From our code that does this, we can create the graph below:

Our maximum likelihood so far is at **34 balls** — though it’s quite close to 32 balls and 36 balls so is hard to discern visually. We see the shape of the curve rise from 22 balls to find a maximum at 34, then start declining.

My intuition for this result is as follows: the 22-ball case is less likely than others because this requires every single white ball in the urn being selected. This will be less likely than hypotheses in which there’s more possible “solutions” to draw the 11 white balls selected.

At the other extreme, what if there were a near-infinite number of balls? As the number of balls approaches infinity, we’d expect the number of red balls selected to become closer and closer to 50%, because it makes the fact that balls are selected *without replacement* matter less and less. If there were an infinite number of balls, replacement would effectively occur! Our actual data doesn’t have 50% red balls, so by adding more balls to the urn, it makes our observed data less likely.

Thus the answer ends up somewhere in the middle (34) — greater than the minimum number of balls, and less than infinity.

Rather than stopping at 60 balls, let’s compute the first 10,000 and see if this logic seems to hold up.

Seems to make sense — and though we haven’t tested an infinite number of balls, based on the logic above, we’re comfortable saying our answer is 34. While the graph does appear to show a flat likelihood past a certain number of balls, as the number of balls approaches infinity, the likelihood does in fact continue to decline!

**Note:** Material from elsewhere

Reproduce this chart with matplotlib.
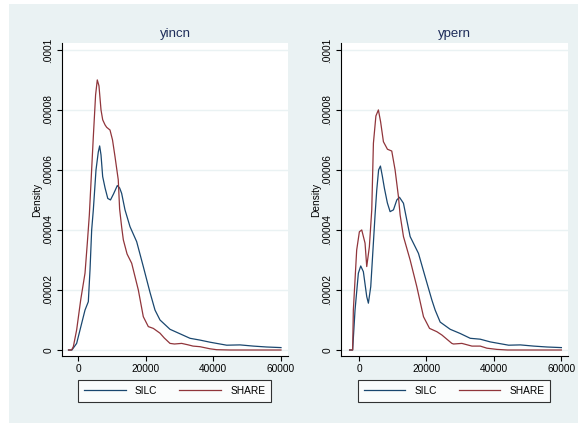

Around the 10,000 ball, each successive two balls makes the likelihood go down in the 8th decimal place! At 10^18 balls — the maximum I was able to successfully calculate — the likelihood approaches 0.1441612243652294, so it’s likely there’s a limit around there.

One note on these graphs: likelihoods aren’t probabilities, which is why the likelihood of every data point doesn’t add up to 100%. Each data point is about a given *hypothesis*, and we could test an infinite number of hypotheses.